President Barack Obama and General David Petraeus in 2012


Victor Davis Hanson

Why did we even have a consulate — or a CIA annex — in Benghazi in the first place?

Who really knows? Most nations and non-governmental organizations had long ago pulled their personnel out of their main stations in Tripoli, let alone Benghazi. But the truth again probably will be inconvenient to a president who ran in 2008 on a new transparency in foreign policy, an end to the Bush-Cheney anti-terrorism protocols, a suspicion of past CIA behaviors both abroad and at Guantanamo, and a blanket dislike of private “contractors,” veritable merchants of death who profit from the mayhem of war. Given the administration’s desire to help the opposition to Bashar Assad in Syria, given our newfound compatibility with Turkey, now an archenemy of a once “no problems” and “reformist” Syria, and given the vast and mostly unaccounted-for Qaddafi weapons arsenal, it might seem logical to have a program that would “secure” these dangerous weapons. And why not at the same time repackage them, through hired non-governmental contractors, as anonymous donations to the Syrian opposition — perhaps with the help of Turkish transit?

But such a policy, if disclosed, was fraught with danger in general and for the reformist Obama in particular. With a Nobel Peace Prize laureate as president, Americans now do not use consulates in obscure places as fronts for CIA arms-smuggling operations. We do not send weapons covertly to groups whose actual affiliations and ideologies we are not yet certain are legitimate or in U.S. interests. We do not employ Blackwater-like private mercenaries under cover to offer plausible deniability. We do not use our ambassadors to facilitate covert arms transfers and smuggling. And we certainly do not expose U.S. personnel to unacceptable risks abroad for the sake of non-transparent objectives of both dubious utility and questionable morality.

How is the Benghazi matter connected to David Petraeus and the question of female fraternization with top officers and officials?

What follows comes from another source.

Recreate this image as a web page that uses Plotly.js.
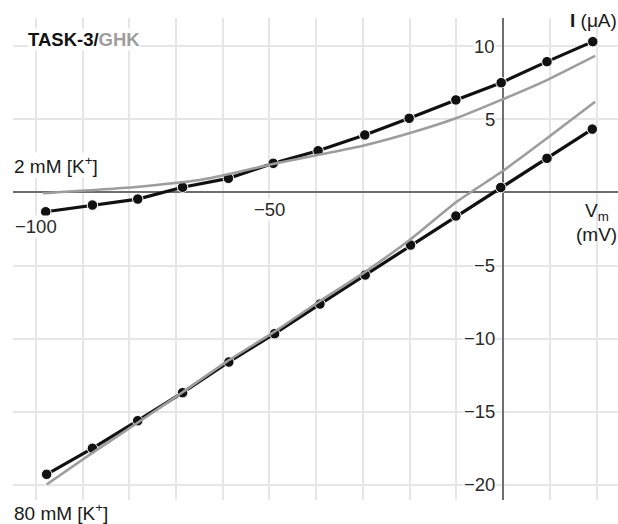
<!DOCTYPE html>
<html><head><meta charset="utf-8">
<script src="https://cdn.plot.ly/plotly-3.0.1.min.js"></script>
<style>html,body{margin:0;padding:0;background:#fff}#chart{width:618px;height:524px}</style>
</head><body><div id="chart"></div>
<script>
// TASK-3 measured currents (black) and GHK fits (gray)
const vm2 = [-97.9, -87.9, -78.2, -68.6, -58.8, -49.2, -39.6, -29.6, -20.1, -10.1, -0.4, 9.4, 19.2];
const i2 = [-1.32, -0.86, -0.45, 0.36, 0.97, 2.0, 2.86, 3.94, 5.08, 6.34, 7.52, 8.96, 10.33];
const vm80 = [-97.7, -87.9, -78.2, -68.6, -58.7, -48.9, -39.2, -29.5, -19.8, -10.1, -0.5, 9.4, 19.1];
const i80 = [-19.3, -17.52, -15.63, -13.71, -11.61, -9.67, -7.64, -5.65, -3.6, -1.61, 0.34, 2.34, 4.34];
const ghkVm2 = [-98.5, -79.2, -64.9, -57.8, -49.3, -39.2, -30.0, -20.1, -10.1, -0.4, 9.4, 19.7];
const ghkI2 = [-0.05, 0.36, 0.86, 1.32, 1.95, 2.6, 3.2, 4.05, 5.08, 6.34, 7.7, 9.35];
const ghkVm80 = [-97.7, -88, -78, -68.6, -59, -49, -39.5, -29.6, -20, -10, -0.3, 9.4, 19.7];
const ghkI80 = [-20.0, -17.85, -15.72, -13.68, -11.55, -9.55, -7.5, -5.45, -3.25, -0.65, 1.42, 3.71, 6.22];

const yTickVals = [10, 5, -5, -10, -15, -20];
const yTickText = ['10', '5', '\u22125', '\u221210', '\u221215', '\u221220'];
const xTickVals = [-100, -50];
const xTickText = ['\u2212100', '\u221250'];

const FONT = '"Liberation Sans", Arial, Helvetica, sans-serif';
const BLACK = '#111111';
const GRAY = '#9d9d9d';

const dataLine = (x, y) => ({
  x: x, y: y, type: 'scatter', mode: 'lines+markers', hoverinfo: 'skip',
  line: {color: BLACK, width: 3.2},
  marker: {size: 10.5, color: BLACK, line: {color: '#ffffff', width: 1}}
});
const fitLine = (x, y) => ({
  x: x, y: y, type: 'scatter', mode: 'lines', hoverinfo: 'skip',
  line: {color: GRAY, width: 2.6, shape: 'spline', smoothing: 0.5}
});

const traces = [
  dataLine(vm2, i2), dataLine(vm80, i80),
  fitLine(ghkVm2, ghkI2), fitLine(ghkVm80, ghkI80)
];

const ann = [];
yTickVals.forEach((v, k) => ann.push({
  x: 0, y: v, xref: 'x', yref: 'y', xanchor: 'right', yanchor: 'middle',
  xshift: -7, text: yTickText[k], showarrow: false, bgcolor: '#ffffff', borderpad: 0,
  font: {family: FONT, size: 18.5, color: '#2a2a2a'}
}));
const xShifts = [-23, -6];
xTickVals.forEach((v, k) => ann.push({
  x: v, y: 0, xref: 'x', yref: 'y', xanchor: 'center', yanchor: 'top',
  yshift: xShifts[k], text: xTickText[k], showarrow: false, bgcolor: '#ffffff', borderpad: 0,
  font: {family: FONT, size: 18.5, color: '#2a2a2a'}
}));
const txt = (t, x, y, xa, opts) => Object.assign({
  text: t, x: x, y: y, xref: 'paper', yref: 'paper', xanchor: xa, yanchor: 'middle',
  showarrow: false, borderpad: 0, font: {family: FONT, size: 19, color: '#1a1a1a'}
}, opts || {});
ann.push(txt('<b>TASK-3/</b><b><span style="color:#9d9d9d">GHK</span></b>', 0.023, 0.955, 'left', {bgcolor: '#ffffff', font: {family: FONT, size: 18.5, color: '#111'}}));
ann.push(txt('2 mM [K<sup>+</sup>]', 0.0, 0.694, 'left', {bgcolor: '#ffffff'}));
ann.push(txt('80 mM [K<sup>+</sup>]', 0.0, -0.025, 'left'));
ann.push(txt('<b>I</b> (\u03bcA)', 1.0, 0.995, 'right'));
ann.push(txt('V<sub>m</sub>', 0.965, 0.597, 'center'));
ann.push(txt('(mV)', 1.0, 0.55, 'right'));

const layout = {
  width: 618, height: 524,
  margin: {l: 13, r: 0, t: 18, b: 24, pad: 0},
  paper_bgcolor: '#ffffff', plot_bgcolor: '#ffffff',
  showlegend: false,
  font: {family: FONT, size: 18, color: '#1a1a1a'},
  xaxis: {
    range: [-104.9, 24.6], tick0: 0, dtick: 10, showgrid: true,
    gridcolor: '#e6e6e6', gridwidth: 2, zeroline: true, zerolinecolor: '#6e6e6e',
    zerolinewidth: 2, showticklabels: false, ticks: '', showline: false, fixedrange: true
  },
  yaxis: {
    range: [-21.06, 11.95], tick0: 0, dtick: 5, showgrid: true,
    gridcolor: '#e6e6e6', gridwidth: 2, zeroline: true, zerolinecolor: '#6e6e6e',
    zerolinewidth: 2, showticklabels: false, ticks: '', showline: false, fixedrange: true
  },
  annotations: ann
};

Plotly.newPlot('chart', traces, layout, {displayModeBar: false, staticPlot: true});
</script>
</body></html>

In many ways. First, pre-election, the U.S media had decided that Libya was taboo. Those who dissented were immediately blasted as politicizing a national tragedy or, in Romney’s case, using national disaster as a cheap campaign ploy. The prurient sexual matter inadvertently directed media attention to the CIA director — who also happens to be the most renowned American soldier since Matthew Ridgway — and by extension to Benghazi. The administration’s narrative about the Petraeus resignation, like its Benghazi narrative, simply asks the American people to believe something that they cannot suppose to be true.

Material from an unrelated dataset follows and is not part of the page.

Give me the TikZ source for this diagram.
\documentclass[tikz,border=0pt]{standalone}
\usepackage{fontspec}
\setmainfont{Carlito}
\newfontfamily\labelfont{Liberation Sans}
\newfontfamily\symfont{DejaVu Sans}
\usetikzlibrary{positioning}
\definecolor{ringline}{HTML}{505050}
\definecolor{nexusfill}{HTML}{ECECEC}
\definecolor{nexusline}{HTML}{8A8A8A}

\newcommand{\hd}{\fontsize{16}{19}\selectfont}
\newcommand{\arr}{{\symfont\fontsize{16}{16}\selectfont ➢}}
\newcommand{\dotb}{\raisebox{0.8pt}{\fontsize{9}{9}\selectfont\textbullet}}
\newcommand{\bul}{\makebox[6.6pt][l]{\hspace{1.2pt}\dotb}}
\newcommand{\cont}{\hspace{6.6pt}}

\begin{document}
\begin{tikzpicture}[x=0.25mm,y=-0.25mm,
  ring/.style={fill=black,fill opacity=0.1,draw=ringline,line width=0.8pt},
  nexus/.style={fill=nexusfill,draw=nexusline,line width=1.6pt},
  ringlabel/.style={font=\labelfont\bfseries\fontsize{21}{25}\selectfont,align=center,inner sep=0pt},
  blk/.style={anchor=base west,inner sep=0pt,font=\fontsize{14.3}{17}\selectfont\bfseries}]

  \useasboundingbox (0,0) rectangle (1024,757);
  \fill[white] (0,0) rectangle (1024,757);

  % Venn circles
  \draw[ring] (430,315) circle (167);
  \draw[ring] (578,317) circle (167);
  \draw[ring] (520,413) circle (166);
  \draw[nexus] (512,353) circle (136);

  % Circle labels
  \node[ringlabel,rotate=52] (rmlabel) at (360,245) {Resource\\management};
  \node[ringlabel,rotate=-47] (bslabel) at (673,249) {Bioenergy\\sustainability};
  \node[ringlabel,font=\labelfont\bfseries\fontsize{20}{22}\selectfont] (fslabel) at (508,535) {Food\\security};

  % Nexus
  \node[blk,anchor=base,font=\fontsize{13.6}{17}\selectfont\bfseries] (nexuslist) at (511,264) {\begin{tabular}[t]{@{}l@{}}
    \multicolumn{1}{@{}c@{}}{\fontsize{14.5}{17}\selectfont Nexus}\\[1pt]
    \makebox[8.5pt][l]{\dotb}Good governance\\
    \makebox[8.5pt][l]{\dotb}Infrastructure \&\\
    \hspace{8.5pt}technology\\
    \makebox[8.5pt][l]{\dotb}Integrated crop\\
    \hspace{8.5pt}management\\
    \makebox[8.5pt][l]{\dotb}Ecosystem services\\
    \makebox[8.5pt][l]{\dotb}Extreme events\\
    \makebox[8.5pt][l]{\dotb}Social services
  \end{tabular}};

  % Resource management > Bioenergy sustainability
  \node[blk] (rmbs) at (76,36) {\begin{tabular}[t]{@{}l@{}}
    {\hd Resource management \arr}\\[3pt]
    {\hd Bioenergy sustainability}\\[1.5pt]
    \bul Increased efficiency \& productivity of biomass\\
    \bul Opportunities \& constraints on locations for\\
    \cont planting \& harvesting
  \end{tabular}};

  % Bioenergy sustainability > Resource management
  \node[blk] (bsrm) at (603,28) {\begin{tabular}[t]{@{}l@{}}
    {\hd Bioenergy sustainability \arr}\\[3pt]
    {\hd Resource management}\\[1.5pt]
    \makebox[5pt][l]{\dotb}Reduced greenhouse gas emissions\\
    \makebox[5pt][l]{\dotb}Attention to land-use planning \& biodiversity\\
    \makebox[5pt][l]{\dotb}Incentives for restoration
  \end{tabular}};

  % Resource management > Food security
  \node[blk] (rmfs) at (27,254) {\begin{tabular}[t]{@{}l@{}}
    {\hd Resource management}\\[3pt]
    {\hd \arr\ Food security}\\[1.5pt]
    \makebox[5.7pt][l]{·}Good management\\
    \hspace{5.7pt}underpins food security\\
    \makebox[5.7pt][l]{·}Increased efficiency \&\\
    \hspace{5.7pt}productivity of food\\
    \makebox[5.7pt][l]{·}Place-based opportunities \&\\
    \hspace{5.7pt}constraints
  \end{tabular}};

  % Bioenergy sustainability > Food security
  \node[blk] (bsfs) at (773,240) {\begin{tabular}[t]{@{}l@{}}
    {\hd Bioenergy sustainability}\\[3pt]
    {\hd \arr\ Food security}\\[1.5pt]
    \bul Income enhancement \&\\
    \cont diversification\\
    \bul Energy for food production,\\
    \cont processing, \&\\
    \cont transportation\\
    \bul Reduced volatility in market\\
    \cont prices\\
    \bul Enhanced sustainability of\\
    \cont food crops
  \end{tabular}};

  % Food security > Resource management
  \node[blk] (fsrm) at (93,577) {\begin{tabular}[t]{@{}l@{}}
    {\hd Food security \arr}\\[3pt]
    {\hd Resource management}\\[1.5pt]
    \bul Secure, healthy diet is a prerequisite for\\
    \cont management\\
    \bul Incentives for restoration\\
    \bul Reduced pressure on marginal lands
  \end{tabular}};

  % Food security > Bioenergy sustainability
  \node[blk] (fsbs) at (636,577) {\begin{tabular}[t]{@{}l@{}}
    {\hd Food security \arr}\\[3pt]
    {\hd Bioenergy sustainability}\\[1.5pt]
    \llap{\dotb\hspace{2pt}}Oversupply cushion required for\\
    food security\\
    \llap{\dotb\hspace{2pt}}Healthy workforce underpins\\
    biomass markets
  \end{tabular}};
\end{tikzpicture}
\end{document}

Most do accept the FBI Keystone Cops story that Jill Kelley’s worry over anonymous angry e-mails prompted her call to a friendly agent, who set in motion a full-scale FBI investigation, which, in turn, discovered secret e-mails between Petraeus and biographer Paula Broadwell, which, in a further turn, made it clear, inter alia, that the two were having a romantic affair.

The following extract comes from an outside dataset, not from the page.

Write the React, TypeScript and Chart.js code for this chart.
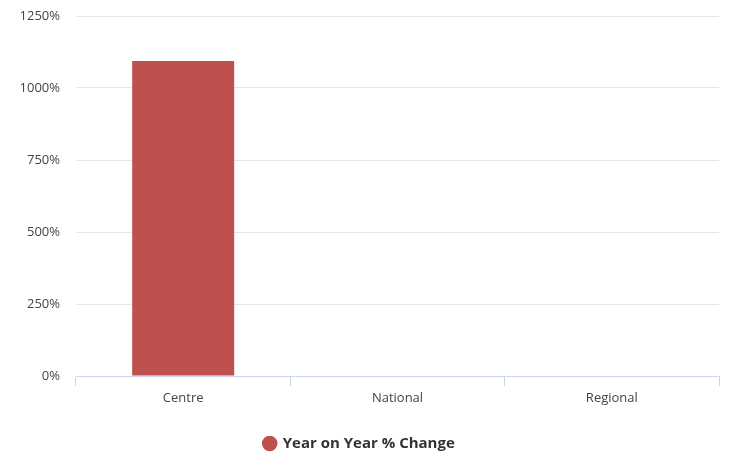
import React, { useEffect, useRef } from "react";
import { Chart, registerables } from "chart.js";

Chart.register(...registerables);

const categories = ["Centre", "National", "Regional"];
const seriesName = "Year on Year % Change";
const yoyChange = [1094, 0, 0];
const yTicks = [0, 250, 500, 750, 1000, 1250];

export default function App() {
  const ref = useRef<HTMLCanvasElement | null>(null);
  useEffect(() => {
    if (!ref.current) return;
    const chart = new Chart(ref.current, {
      type: "bar",
      data: {
        labels: categories,
        datasets: [
          {
            label: seriesName,
            data: yoyChange,
            backgroundColor: "#c0504d",
            borderWidth: 0,
            barPercentage: 0.476,
            categoryPercentage: 1,
          },
        ],
      },
      options: {
        animation: false,
        responsive: true,
        maintainAspectRatio: false,
        layout: { padding: { top: 16, right: 10, left: 0, bottom: -6 } },
        plugins: {
          tooltip: { enabled: false },
          legend: {
            position: "bottom",
            labels: {
              usePointStyle: true,
              pointStyle: "circle",
              boxWidth: 11,
              boxHeight: 11,
              padding: 0,
              color: "#333333",
              font: { family: "'Open Sans', sans-serif", size: 15, weight: "bold" },
            },
          },
        },
        scales: {
          x: {
            grid: {
              display: true,
              drawOnChartArea: false,
              drawTicks: true,
              tickLength: 10,
              color: "#ccd6eb",
              offset: true,
            },
            border: { display: true, color: "#ccd6eb" },
            ticks: {
              color: "#444444",
              padding: 4,
              font: { family: "'Open Sans', sans-serif", size: 13 },
            },
            afterFit: (s: any) => {
              s.height = 60;
              s.paddingLeft = 0;
              s.paddingRight = 0;
            },
          },
          y: {
            min: 0,
            max: 1250,
            afterBuildTicks: (s: any) => {
              s.ticks = yTicks.map((v) => ({ value: v }));
            },
            grid: { color: "#e6e6e6", drawTicks: false },
            border: { display: false },
            ticks: {
              color: "#444444",
              padding: 16,
              font: { family: "'Open Sans', sans-serif", size: 13 },
              callback: (v: any) => v + "%",
            },
            afterFit: (s: any) => {
              s.width = 76;
              s.paddingTop = 0;
              s.paddingBottom = 0;
            },
          },
        },
      },
    });
    return () => chart.destroy();
  }, []);
  return (
    <div style={{ position: "fixed", left: 0, top: 0, width: 729, height: 455, background: "#fff" }}>
      <canvas ref={ref} />
    </div>
  );
}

Sometime in late summer, the FBI passed on to Justice Department officials its discovery of the Petraeus affair, suggesting, among other things, that Broadwell was in possession of, or at least knew about, classified information. We are supposed to believe that the Justice Department noted that information, but when it finally passed it on to Attorney General Holder in late summer, he chose not to tell the president of the findings. Indeed, Obama supposedly did not learn about Petraeus until the director of national intelligence, James Clapper, asked Petraeus to resign three days after the election, on a Friday afternoon, the usual time for press releases concerning inconvenient developments.

More important, Petraeus himself had supposedly gone on record shortly after the 9/11 attacks as saying that the violence grew out of a spontaneous demonstration gone awry, rather than being a preplanned terrorist hit using mortars and machine guns. If Petraeus did say that, it was somewhat surprising — given that his own CIA personnel on the ground in Libya had informed him otherwise. Petraeus’s purported initial analysis likewise was not supported by live-feed videos that showed gunmen, not demonstrators, attacking Americans, and it was also at odds with the monitoring of jihadist websites that were already boasting of a successful hit on Americans — but it was entirely consistent with what administration officials like Susan Rice, Hillary Clinton, Joe Biden, James Clapper, and Barack Obama were insisting upon.

So the natural question arises: Why would David Petraeus, the seasoned veteran who had fought insurgency and terrorism in Iraq and Afghanistan, offer a blurred analysis that differed from what his common sense, reports from his own subordinates, live video feeds, and jihadist braggadocio all seemed to confirm? More curious still, after his resignation, Petraeus testified to a congressional committee that he had in fact confirmed a terrorist attack all along, only to see his agency’s accurate preliminary analysis modified by others — in the sense of sanitized White House talking points that made no mention of a preplanned al-Qaeda attack. That is quite a tangled web, when the U.S. government can neither protect its personnel nor explain why it cannot.